Ordinary Britons having made it clear, through riots and vandalism, that they would accept no more tax increases, Grenville looked for alternative ways of raising cash from America. The Stamp Act of 1765 imposed duties on just about every piece of printed material in the colonies, from licenses to wills to leases to playing cards. The stamps varied in amount, from a halfpenny (say 50 cents) on newspapers, to 2 pounds sterling ($300 today) on diplomas, and more in the cases of some deeds, on which the taxes were to be proportional to the value of the land involved. Grenville expected to raise some £100,000 from the act, a pittance compared to the nearly £1,000,000 the crown spent in America annually, more valuable as lip service to show English citizens that Americans were starting to pull their own weight. The Americans, however, reacted ferociously to the stamps, both through official channels such as the states’ legislatures, and through private actions such as hanging Stamp Masters in effigy, and burning and vandalizing the homes of officials involved in taxation.

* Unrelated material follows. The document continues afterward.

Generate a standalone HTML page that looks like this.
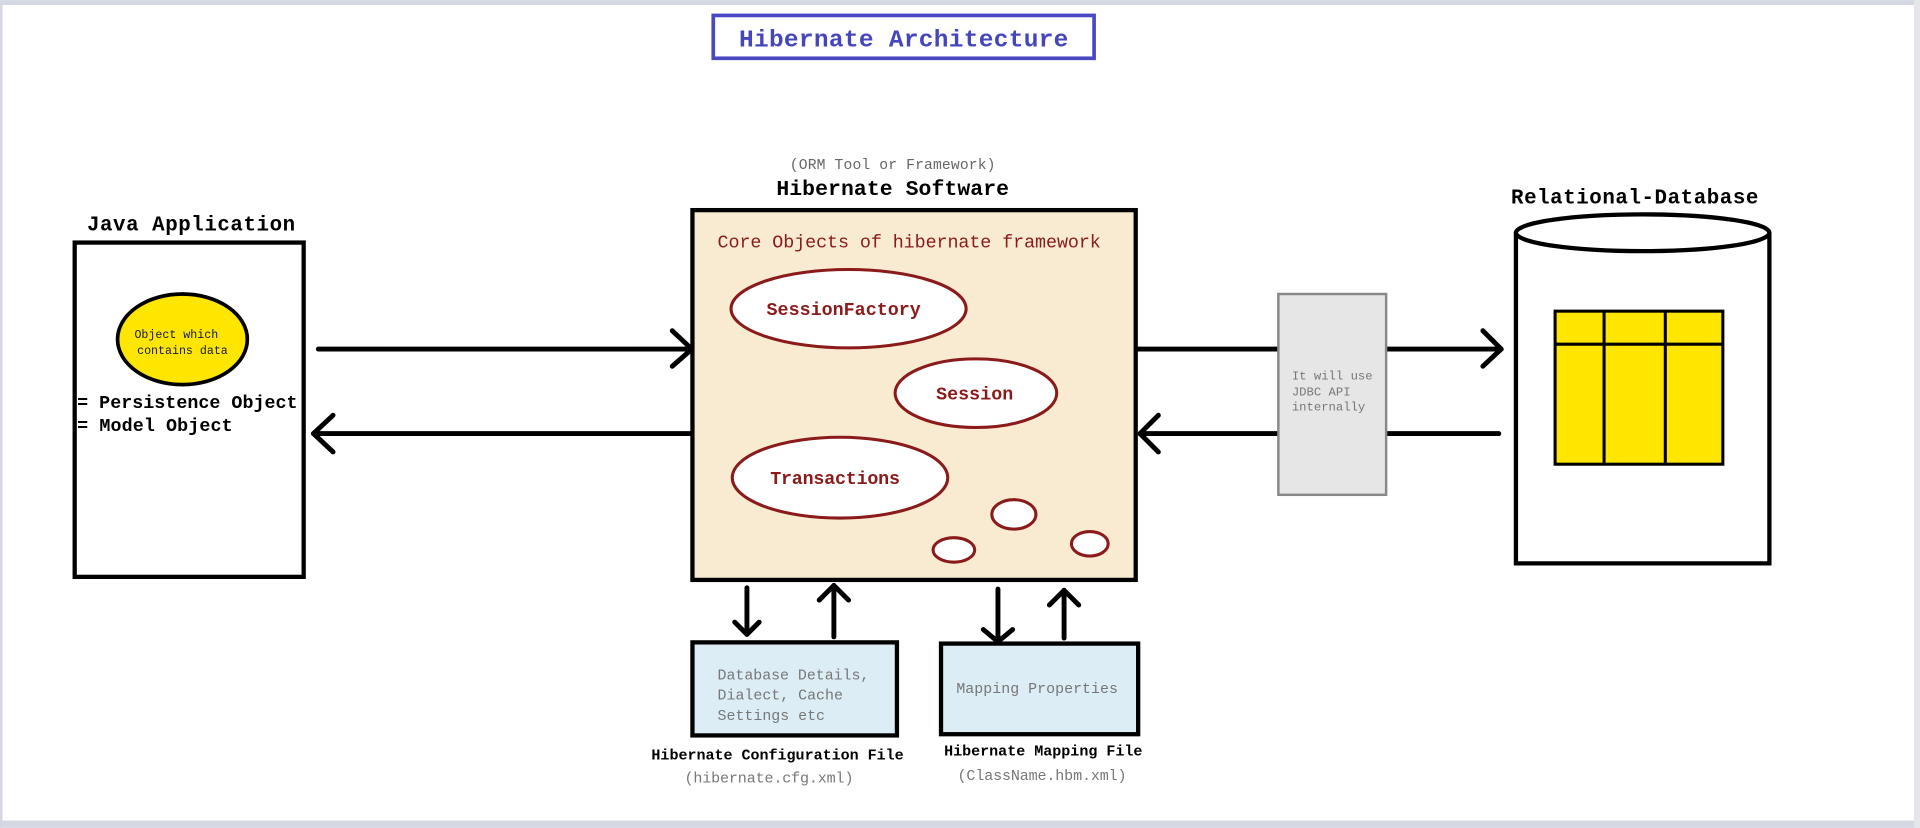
<!DOCTYPE html>
<html><head><meta charset="utf-8"><style>
html,body{margin:0;padding:0;background:#fff;}
svg{display:block;}
text{font-family:"Liberation Mono",monospace;}
</style></head><body>
<svg width="1920" height="828" viewBox="0 0 1568 676" xmlns="http://www.w3.org/2000/svg">
<rect x="0" y="0" width="1568" height="676" fill="#fff"/>
<rect x="0" y="0" width="1568" height="4" fill="#d4d8e2"/>
<rect x="0" y="670" width="1568" height="6" fill="#d4d8e2"/>
<rect x="0" y="0" width="2" height="676" fill="#d4d8e2"/>
<rect x="1563" y="0" width="5" height="676" fill="#e4e6ea"/>

<!-- title -->
<rect x="582.5" y="12.5" width="311" height="35" fill="#fff" stroke="#4848c4" stroke-width="3"/>
<text x="738" y="38" text-anchor="middle" font-size="20" font-weight="bold" fill="#4646bc" textLength="269">Hibernate Architecture</text>

<!-- Java app -->
<text x="156" y="188" text-anchor="middle" font-size="17" font-weight="bold" textLength="170">Java Application</text>
<rect x="61" y="198" width="187" height="273" fill="#fff" stroke="#000" stroke-width="3.5"/>
<ellipse cx="149" cy="277" rx="53" ry="37" fill="#ffe600" stroke="#000" stroke-width="3"/>
<text x="144" y="276" text-anchor="middle" font-size="9.5" fill="#111850">Object which</text>
<text x="149" y="289" text-anchor="middle" font-size="9.5" fill="#111850">contains data</text>
<text x="63" y="333" font-size="15" font-weight="bold" textLength="180">= Persistence Object</text>
<text x="63" y="352" font-size="15" font-weight="bold" textLength="127">= Model Object</text>

<g stroke="#000" stroke-width="4" fill="none" stroke-linecap="round" stroke-linejoin="round">
<line x1="260" y1="285" x2="565" y2="285"/>
<polyline points="549,270 565,285 549,299"/>
<line x1="565" y1="354" x2="256" y2="354"/>
<polyline points="272,339 256,354 272,369"/>
</g>

<!-- Hibernate -->
<text x="729" y="138" text-anchor="middle" font-size="12" fill="#666" textLength="168">(ORM Tool or Framework)</text>
<text x="729" y="159" text-anchor="middle" font-size="17.5" font-weight="bold" textLength="190">Hibernate Software</text>
<rect x="565.5" y="171.5" width="362" height="302" fill="#f9ebd1" stroke="#000" stroke-width="3.5"/>
<text x="586" y="202" font-size="15" fill="#8b1a1a" textLength="313">Core Objects of hibernate framework</text>
<g fill="#fff" stroke="#8b1a1a" stroke-width="2.5">
<ellipse cx="693" cy="252" rx="96" ry="32"/>
<ellipse cx="797" cy="321" rx="66" ry="28"/>
<ellipse cx="686" cy="390" rx="88" ry="33"/>
<ellipse cx="828" cy="420" rx="18" ry="12"/>
<ellipse cx="779" cy="449" rx="17" ry="10"/>
<ellipse cx="890" cy="444" rx="15" ry="10"/>
</g>
<text x="689" y="257" text-anchor="middle" font-size="15" font-weight="bold" fill="#8b1a1a" textLength="126">SessionFactory</text>
<text x="796" y="326" text-anchor="middle" font-size="15" font-weight="bold" fill="#8b1a1a" textLength="63">Session</text>
<text x="682" y="395" text-anchor="middle" font-size="15" font-weight="bold" fill="#8b1a1a" textLength="106">Transactions</text>

<!-- right arrows -->
<g stroke="#000" stroke-width="4" fill="none" stroke-linecap="round" stroke-linejoin="round">
<line x1="928" y1="285" x2="1044" y2="285"/>
<line x1="1132" y1="285" x2="1226" y2="285"/>
<polyline points="1211,270 1226,285 1211,299"/>
<line x1="1224" y1="354" x2="1132" y2="354"/>
<line x1="1044" y1="354" x2="931" y2="354"/>
<polyline points="946,339 931,354 946,369"/>
</g>
<rect x="1044" y="240" width="88" height="164" fill="#e6e6e6" stroke="#888" stroke-width="2"/>
<text x="1055" y="310" font-size="10" fill="#777">It will use</text>
<text x="1055" y="323" font-size="10" fill="#777">JDBC API</text>
<text x="1055" y="335" font-size="10" fill="#777">internally</text>

<!-- database -->
<text x="1335" y="166" text-anchor="middle" font-size="17" font-weight="bold" textLength="202">Relational-Database</text>
<path d="M1238,190 L1238,460 L1445,460 L1445,190" fill="#fff" stroke="#000" stroke-width="3.5"/>
<ellipse cx="1341.5" cy="190" rx="103.5" ry="15" fill="#fff" stroke="#000" stroke-width="3.5"/>
<rect x="1270" y="254" width="137" height="125" fill="#ffe600" stroke="#000" stroke-width="2.5"/>
<g stroke="#000" stroke-width="2.5">
<line x1="1270" y1="281" x2="1407" y2="281"/>
<line x1="1310" y1="254" x2="1310" y2="379"/>
<line x1="1360" y1="254" x2="1360" y2="379"/>
</g>

<!-- bottom arrows -->
<g stroke="#000" stroke-width="4" fill="none" stroke-linecap="round" stroke-linejoin="round">
<line x1="610" y1="480" x2="610" y2="518"/>
<polyline points="600,508 610,518 620,508"/>
<line x1="681" y1="520" x2="681" y2="478"/>
<polyline points="669,490 681,478 693,490"/>
<line x1="815" y1="481" x2="815" y2="524"/>
<polyline points="803,514 815,524 827,514"/>
<line x1="869" y1="521" x2="869" y2="482"/>
<polyline points="857,494 869,482 881,494"/>
</g>
<rect x="565.5" y="524.5" width="167" height="76" fill="#dcedf6" stroke="#000" stroke-width="3.5"/>
<text x="586" y="555" font-size="12.2" fill="#777" textLength="124">Database Details,</text>
<text x="586" y="571" font-size="12.2" fill="#777">Dialect, Cache</text>
<text x="586" y="588" font-size="12.2" fill="#777">Settings etc</text>
<rect x="768.5" y="525.5" width="161" height="74" fill="#dcedf6" stroke="#000" stroke-width="3.5"/>
<text x="781" y="566" font-size="12.2" fill="#777" textLength="132">Mapping Properties</text>
<text x="635" y="620" text-anchor="middle" font-size="12.3" font-weight="bold" textLength="206">Hibernate Configuration File</text>
<text x="628" y="639" text-anchor="middle" font-size="12.3" fill="#777" textLength="138">(hibernate.cfg.xml)</text>
<text x="852" y="617" text-anchor="middle" font-size="12.3" font-weight="bold" textLength="162">Hibernate Mapping File</text>
<text x="851" y="637" text-anchor="middle" font-size="12.3" fill="#777" textLength="138">(ClassName.hbm.xml)</text>
</svg>
</body></html>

British officials never collected a penny through the Stamp Act. But they never stopped looking for ways to collect revenue from the increasingly resentful colonists. The Townshend Acts of 1767 were enacted under the notion that hostility to the Stamp Act was directed to its being an “internal” tax, on items sold within the colonies, but that “external” duties on imports into the colonies would still be acceptable. Townshend, Chancellor of the Exchequer, got this idea from Ben Franklin, who, answering prearranged questions before the House of Commons, told them “the sea is yours; you maintain, by your fleets, the safety of navigation in it,” and consequently had the right to charge duties to maintain the fleets which maintained that safety. This was an unfortunate misrepresentation of the colonial position, as the colonists had already made it clear that, without representatives in Parliament, they would brook no further taxation. The Townshend acts applied rather small duties to items America had to import from elsewhere in the Empire, particularly glass, silk, lead, tea, paper, and paints. The money was to remain in America, simply to defray the expenses of maintaining the British Army in the colonies, and support the civil government there. Even as designed, it would have minimal impact on those expenses, raising only about £40,000 annually, and the fear in Parliament was that it would hurt British merchants of these goods by encouraging Americans to develop their own manufacturing. The reaction to these acts was much more sedate than it had been to previous taxes, including resolutions from the legislatures of New York and Massachusetts in protest of the tax, and John Dickinson’s Letters From a Farmer in Pennsylvania, a protest using legal arguments and precedents to attack the acts. Britain’s reply was also moderate, and in 1769 they eliminated all the duties except the one on tea, an item which could not be produced in America.

The duty from tea was three pence (say $2) per pound of tea. Tea prices subsequently dropped sharply because the Tea Act of 1773 enabled the British East India Company to export tea directly to America, avoiding the process of selling to wholesalers in England, who would then export it to the colonies. Win-win for everybody except American merchants, who were taken out of the lucrative tea loop by the establishment of this virtual monopoly, and this all came to a head in Boston in December 1773. Hopefully, you know what happened after that.

All in all, the fuss was really not about the amount of the taxes involved. The Stamp Act was never enforced, but it was remarkably progressive in taxing more for items more likely to be purchased by richer buyers. The Sugar Act was actually a tax cut, and the Tea Act was all that remained after the elimination of a lot of other taxes. Economically, it can be said that what led to the American Revolution was actually an attempt to balance a budget while at the same time cutting taxes. And Newt wonders why he’s out of a job.